--- BEGIN ---

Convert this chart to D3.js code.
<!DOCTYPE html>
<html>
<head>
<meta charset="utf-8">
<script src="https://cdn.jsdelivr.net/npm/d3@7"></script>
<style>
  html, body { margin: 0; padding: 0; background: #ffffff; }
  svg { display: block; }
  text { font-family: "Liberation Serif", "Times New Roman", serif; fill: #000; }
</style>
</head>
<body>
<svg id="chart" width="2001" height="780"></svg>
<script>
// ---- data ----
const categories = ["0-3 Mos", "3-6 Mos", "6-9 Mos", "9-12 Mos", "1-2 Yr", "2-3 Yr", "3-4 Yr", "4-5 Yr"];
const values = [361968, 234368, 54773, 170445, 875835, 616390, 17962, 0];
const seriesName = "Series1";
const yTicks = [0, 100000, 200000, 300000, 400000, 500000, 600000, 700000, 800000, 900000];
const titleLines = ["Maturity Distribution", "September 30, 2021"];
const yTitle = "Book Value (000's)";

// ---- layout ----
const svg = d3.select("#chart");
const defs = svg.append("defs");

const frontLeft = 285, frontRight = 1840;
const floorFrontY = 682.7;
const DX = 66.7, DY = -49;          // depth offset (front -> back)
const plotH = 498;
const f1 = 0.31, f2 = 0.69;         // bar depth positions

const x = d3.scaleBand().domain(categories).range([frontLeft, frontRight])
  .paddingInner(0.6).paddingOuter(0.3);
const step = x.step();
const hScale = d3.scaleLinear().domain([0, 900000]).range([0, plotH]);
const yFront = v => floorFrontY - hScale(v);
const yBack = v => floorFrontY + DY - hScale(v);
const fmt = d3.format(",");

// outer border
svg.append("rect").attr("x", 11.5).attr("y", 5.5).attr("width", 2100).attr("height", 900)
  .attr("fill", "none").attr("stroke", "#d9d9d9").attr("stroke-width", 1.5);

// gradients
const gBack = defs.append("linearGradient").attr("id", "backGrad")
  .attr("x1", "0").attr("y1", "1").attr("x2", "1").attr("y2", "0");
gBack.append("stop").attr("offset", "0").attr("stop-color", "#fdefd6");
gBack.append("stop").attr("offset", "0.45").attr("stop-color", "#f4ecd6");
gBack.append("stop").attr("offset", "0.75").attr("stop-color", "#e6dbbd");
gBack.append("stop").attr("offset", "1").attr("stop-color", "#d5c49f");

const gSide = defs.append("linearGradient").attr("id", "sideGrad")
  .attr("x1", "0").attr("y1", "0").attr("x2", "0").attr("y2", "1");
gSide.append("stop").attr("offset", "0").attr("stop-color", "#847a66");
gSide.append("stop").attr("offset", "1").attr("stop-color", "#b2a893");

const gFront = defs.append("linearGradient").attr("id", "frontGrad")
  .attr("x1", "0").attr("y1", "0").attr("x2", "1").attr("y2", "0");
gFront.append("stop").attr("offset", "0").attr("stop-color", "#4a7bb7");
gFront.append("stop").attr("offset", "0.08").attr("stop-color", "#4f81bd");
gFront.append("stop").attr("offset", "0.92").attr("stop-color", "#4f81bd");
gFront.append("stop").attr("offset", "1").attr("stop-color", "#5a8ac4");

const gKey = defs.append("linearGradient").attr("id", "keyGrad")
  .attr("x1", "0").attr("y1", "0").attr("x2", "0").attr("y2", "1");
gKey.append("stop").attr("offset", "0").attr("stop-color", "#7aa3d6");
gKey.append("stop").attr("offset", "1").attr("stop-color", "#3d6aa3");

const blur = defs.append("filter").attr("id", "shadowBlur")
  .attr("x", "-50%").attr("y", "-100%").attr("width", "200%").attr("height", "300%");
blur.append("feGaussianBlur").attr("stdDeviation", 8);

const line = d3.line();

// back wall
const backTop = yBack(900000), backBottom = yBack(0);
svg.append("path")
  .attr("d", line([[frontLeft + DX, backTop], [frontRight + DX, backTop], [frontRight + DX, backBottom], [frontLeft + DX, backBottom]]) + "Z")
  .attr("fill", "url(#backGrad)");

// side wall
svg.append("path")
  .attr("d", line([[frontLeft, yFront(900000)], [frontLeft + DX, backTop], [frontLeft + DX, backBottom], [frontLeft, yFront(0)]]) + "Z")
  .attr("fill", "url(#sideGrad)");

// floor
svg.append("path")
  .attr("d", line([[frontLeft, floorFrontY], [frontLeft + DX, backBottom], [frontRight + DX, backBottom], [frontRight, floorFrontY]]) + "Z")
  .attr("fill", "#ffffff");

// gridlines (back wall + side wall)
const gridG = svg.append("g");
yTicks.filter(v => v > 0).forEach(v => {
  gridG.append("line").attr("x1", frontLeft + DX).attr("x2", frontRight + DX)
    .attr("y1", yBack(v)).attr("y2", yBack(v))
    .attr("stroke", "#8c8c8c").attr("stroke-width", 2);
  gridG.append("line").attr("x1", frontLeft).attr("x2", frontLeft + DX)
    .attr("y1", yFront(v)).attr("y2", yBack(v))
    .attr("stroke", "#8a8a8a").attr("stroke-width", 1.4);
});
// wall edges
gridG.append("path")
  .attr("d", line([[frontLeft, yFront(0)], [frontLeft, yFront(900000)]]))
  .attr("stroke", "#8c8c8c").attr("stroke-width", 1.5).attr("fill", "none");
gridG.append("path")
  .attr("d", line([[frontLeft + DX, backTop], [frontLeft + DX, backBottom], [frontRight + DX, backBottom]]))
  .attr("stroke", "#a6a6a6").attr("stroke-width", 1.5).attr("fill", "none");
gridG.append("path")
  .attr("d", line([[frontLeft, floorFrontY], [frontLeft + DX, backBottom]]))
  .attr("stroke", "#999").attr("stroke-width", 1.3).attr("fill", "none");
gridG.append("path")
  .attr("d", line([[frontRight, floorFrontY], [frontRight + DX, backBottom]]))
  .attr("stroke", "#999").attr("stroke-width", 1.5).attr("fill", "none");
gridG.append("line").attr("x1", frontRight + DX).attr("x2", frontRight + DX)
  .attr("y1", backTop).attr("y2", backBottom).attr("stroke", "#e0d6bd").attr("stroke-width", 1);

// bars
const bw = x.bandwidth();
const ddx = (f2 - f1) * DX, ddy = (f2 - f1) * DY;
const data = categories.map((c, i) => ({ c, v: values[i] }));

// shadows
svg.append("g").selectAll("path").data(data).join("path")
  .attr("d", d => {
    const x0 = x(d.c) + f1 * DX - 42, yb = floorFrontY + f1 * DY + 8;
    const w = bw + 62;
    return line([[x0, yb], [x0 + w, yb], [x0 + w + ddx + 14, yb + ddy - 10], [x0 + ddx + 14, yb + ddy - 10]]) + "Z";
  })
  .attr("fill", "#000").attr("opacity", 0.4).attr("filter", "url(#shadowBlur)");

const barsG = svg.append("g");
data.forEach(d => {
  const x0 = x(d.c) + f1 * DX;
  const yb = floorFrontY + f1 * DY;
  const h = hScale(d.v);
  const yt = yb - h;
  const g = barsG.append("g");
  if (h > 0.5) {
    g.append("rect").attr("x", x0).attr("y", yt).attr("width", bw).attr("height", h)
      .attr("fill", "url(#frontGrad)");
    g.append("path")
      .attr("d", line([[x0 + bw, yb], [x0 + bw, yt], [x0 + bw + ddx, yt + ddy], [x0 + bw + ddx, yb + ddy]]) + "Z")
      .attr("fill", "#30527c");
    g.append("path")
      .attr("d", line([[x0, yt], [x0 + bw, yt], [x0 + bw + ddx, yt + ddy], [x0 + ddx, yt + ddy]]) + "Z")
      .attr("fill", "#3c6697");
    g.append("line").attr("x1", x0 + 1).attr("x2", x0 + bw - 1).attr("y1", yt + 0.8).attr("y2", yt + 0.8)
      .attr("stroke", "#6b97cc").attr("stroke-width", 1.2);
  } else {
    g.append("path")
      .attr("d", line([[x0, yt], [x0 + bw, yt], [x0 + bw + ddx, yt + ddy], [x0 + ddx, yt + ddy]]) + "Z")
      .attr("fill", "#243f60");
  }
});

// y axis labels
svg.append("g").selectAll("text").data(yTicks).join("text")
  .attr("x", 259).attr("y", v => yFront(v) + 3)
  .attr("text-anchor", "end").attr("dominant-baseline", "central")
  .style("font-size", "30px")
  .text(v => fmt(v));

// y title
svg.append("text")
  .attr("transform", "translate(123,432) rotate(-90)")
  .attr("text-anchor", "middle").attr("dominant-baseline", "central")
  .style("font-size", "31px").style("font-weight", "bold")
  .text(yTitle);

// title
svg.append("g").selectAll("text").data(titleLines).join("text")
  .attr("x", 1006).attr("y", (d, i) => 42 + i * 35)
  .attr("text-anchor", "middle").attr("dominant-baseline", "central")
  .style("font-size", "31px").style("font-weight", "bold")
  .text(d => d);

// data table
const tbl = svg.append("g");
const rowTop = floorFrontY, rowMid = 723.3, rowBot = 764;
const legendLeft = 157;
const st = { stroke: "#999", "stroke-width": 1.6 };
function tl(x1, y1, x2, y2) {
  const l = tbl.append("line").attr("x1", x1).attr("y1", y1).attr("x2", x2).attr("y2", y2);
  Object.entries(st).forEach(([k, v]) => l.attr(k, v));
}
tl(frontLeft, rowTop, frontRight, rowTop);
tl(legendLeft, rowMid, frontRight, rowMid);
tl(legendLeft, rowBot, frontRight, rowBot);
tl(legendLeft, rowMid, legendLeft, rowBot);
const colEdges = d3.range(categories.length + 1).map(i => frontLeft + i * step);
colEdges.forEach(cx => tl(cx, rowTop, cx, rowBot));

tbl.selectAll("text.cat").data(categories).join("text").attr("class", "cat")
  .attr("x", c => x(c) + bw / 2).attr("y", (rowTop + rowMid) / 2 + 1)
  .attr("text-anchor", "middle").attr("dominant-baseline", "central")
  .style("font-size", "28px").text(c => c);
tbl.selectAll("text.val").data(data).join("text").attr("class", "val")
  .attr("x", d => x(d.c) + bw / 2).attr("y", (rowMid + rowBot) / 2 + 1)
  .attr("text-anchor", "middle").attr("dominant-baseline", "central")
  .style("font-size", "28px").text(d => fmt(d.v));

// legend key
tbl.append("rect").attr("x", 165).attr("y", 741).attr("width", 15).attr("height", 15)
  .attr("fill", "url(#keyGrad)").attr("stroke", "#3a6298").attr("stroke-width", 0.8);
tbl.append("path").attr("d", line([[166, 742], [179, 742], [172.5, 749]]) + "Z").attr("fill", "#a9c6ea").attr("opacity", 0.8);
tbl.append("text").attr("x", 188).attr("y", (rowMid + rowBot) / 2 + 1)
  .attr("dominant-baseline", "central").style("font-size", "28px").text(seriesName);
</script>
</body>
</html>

--- END ---
--- BEGIN ---

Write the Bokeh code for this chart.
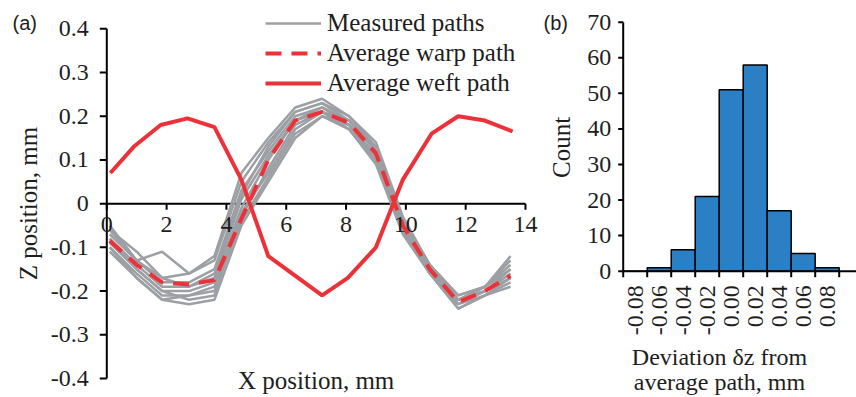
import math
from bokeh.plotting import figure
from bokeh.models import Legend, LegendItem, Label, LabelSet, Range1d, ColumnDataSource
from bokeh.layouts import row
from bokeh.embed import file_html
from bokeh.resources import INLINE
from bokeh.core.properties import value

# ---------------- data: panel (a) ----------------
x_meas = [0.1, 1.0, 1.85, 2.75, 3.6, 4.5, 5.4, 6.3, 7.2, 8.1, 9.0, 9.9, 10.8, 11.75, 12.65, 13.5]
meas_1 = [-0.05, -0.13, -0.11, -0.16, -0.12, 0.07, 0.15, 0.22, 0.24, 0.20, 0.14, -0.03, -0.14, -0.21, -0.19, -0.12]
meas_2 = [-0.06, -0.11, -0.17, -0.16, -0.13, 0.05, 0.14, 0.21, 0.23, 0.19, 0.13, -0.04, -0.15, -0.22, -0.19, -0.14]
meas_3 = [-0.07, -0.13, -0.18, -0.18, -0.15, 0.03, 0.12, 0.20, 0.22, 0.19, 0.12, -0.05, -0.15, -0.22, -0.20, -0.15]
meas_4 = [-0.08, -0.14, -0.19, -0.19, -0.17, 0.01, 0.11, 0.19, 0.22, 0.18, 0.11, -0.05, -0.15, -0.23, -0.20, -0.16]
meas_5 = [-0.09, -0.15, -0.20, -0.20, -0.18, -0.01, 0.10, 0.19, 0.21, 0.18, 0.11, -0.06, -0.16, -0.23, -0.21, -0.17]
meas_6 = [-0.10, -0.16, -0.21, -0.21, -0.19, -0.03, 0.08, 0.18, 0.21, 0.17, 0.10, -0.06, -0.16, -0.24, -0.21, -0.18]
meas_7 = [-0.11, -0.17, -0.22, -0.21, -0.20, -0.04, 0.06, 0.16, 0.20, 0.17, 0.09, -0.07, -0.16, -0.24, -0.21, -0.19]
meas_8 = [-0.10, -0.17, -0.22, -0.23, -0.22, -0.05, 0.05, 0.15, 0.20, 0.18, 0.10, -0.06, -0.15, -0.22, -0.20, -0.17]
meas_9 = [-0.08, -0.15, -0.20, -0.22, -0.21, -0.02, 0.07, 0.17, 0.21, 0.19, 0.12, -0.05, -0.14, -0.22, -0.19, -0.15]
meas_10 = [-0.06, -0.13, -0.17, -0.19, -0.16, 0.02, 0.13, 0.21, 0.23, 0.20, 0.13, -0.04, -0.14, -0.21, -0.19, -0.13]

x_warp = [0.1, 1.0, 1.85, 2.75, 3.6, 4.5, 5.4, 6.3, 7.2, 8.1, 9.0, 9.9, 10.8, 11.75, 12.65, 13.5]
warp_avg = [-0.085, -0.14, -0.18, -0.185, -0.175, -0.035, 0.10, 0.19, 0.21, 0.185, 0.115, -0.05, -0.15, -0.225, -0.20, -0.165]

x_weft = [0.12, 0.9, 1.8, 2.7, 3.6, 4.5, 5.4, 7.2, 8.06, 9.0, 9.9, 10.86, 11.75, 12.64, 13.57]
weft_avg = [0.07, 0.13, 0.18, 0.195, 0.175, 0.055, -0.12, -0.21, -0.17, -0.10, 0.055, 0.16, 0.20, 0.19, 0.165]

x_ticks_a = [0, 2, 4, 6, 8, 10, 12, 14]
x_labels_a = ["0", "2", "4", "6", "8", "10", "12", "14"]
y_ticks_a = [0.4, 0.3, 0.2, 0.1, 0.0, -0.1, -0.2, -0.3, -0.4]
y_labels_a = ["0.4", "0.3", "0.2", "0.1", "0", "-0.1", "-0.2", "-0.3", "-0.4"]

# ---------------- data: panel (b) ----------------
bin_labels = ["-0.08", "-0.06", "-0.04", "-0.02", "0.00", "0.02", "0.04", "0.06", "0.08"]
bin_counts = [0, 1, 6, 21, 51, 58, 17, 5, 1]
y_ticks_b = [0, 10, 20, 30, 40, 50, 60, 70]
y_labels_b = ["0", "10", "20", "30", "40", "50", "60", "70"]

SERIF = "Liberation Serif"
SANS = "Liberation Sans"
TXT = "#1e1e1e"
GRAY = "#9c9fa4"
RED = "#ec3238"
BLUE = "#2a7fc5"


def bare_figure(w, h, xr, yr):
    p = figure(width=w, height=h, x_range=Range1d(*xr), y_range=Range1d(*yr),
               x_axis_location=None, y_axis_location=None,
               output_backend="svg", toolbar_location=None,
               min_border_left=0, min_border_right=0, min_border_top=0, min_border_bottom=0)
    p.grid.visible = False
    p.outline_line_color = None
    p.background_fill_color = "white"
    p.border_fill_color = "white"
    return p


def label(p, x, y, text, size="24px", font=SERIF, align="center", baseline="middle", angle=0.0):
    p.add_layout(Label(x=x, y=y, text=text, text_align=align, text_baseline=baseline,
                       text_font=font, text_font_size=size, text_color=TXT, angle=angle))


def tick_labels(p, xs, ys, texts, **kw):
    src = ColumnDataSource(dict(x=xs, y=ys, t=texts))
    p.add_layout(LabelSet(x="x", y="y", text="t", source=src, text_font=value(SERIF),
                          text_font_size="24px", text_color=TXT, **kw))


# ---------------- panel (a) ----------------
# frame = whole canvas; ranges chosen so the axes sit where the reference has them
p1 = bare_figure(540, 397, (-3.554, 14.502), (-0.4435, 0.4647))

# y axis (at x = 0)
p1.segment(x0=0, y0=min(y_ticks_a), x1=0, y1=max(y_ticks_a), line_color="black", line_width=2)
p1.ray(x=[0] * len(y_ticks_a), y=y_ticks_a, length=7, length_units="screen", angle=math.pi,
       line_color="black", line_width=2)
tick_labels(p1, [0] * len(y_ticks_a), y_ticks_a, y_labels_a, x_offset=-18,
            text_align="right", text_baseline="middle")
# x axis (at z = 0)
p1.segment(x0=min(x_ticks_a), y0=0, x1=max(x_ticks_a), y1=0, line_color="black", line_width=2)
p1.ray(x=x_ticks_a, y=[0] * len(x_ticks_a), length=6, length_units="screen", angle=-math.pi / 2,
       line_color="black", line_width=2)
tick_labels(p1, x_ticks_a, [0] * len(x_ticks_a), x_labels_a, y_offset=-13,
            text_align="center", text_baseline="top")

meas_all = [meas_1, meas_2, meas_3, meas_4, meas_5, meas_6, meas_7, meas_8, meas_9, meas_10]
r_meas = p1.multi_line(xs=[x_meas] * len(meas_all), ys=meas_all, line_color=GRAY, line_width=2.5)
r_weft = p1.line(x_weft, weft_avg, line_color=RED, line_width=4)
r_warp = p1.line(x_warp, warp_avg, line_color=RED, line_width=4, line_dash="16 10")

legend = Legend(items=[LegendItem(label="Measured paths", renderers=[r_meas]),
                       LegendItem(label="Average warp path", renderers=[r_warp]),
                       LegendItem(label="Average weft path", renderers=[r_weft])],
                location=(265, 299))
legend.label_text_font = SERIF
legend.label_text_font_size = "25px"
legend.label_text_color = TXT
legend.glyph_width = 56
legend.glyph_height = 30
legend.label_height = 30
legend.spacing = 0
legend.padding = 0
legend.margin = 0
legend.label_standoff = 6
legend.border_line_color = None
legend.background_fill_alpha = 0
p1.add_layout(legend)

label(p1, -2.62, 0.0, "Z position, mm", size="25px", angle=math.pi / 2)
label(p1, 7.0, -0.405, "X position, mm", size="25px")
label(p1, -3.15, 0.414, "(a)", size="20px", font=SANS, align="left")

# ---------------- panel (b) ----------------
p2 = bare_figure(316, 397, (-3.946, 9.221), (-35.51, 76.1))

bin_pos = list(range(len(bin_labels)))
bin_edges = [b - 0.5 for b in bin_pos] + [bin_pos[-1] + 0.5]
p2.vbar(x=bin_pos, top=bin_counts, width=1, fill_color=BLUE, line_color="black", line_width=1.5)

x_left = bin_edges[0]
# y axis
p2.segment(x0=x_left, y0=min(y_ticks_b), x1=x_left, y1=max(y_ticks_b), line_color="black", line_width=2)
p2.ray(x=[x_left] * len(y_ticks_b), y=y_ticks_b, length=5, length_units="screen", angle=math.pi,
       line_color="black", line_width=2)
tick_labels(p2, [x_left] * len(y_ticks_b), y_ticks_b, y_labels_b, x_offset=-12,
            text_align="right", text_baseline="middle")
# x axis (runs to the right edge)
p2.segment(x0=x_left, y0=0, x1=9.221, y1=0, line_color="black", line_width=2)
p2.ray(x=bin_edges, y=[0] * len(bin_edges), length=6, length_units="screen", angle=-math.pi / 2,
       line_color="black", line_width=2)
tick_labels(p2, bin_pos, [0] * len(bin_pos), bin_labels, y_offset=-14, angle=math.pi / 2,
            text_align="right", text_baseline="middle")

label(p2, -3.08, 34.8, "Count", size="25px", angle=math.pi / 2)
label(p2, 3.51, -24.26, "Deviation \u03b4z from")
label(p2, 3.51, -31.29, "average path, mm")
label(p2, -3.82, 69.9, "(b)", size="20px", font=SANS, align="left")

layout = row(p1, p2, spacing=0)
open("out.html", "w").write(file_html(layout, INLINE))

--- END ---
--- BEGIN ---

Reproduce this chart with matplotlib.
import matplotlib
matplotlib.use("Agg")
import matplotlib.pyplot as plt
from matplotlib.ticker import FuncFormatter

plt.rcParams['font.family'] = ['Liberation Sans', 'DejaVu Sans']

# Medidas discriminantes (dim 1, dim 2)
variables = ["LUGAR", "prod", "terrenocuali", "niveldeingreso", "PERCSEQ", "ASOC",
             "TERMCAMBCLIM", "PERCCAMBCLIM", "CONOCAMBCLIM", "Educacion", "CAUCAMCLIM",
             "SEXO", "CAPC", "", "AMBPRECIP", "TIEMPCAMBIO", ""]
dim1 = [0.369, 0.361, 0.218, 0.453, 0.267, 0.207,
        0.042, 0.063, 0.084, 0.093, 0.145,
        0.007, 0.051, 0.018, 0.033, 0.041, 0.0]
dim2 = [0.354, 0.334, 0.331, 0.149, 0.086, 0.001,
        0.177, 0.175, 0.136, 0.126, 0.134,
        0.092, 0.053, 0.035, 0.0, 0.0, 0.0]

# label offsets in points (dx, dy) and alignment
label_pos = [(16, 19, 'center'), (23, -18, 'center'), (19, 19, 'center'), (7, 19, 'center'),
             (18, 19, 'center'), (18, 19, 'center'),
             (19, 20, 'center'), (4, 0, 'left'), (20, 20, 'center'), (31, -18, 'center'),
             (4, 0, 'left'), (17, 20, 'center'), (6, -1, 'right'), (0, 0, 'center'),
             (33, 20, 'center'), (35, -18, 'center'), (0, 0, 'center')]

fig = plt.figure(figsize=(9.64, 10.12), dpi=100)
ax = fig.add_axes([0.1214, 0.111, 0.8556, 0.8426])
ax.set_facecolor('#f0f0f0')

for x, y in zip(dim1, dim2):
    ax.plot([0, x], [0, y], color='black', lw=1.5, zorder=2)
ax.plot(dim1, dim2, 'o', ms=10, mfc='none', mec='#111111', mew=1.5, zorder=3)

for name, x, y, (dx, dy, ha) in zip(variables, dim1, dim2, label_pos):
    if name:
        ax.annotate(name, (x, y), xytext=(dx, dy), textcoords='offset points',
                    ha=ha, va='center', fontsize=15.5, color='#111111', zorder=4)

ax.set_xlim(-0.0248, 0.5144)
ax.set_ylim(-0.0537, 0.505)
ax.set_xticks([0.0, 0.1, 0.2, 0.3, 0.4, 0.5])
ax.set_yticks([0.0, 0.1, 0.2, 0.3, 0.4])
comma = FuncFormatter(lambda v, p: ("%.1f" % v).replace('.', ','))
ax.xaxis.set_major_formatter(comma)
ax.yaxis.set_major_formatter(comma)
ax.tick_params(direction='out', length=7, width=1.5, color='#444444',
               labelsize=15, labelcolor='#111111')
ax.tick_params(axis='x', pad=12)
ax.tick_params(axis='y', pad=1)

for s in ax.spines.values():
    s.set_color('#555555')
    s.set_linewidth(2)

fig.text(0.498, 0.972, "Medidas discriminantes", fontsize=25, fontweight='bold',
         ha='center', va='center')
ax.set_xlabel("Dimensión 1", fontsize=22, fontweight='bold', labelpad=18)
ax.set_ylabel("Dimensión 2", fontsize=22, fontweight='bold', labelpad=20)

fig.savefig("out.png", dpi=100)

--- END ---

• [Requirements]: Show the lines from the data above that contain the string "matplotlib".

• [Result for this exercise]:
Reproduce this chart with matplotlib.
import matplotlib
matplotlib.use("Agg")
import matplotlib.pyplot as plt
from matplotlib.ticker import FuncFormatter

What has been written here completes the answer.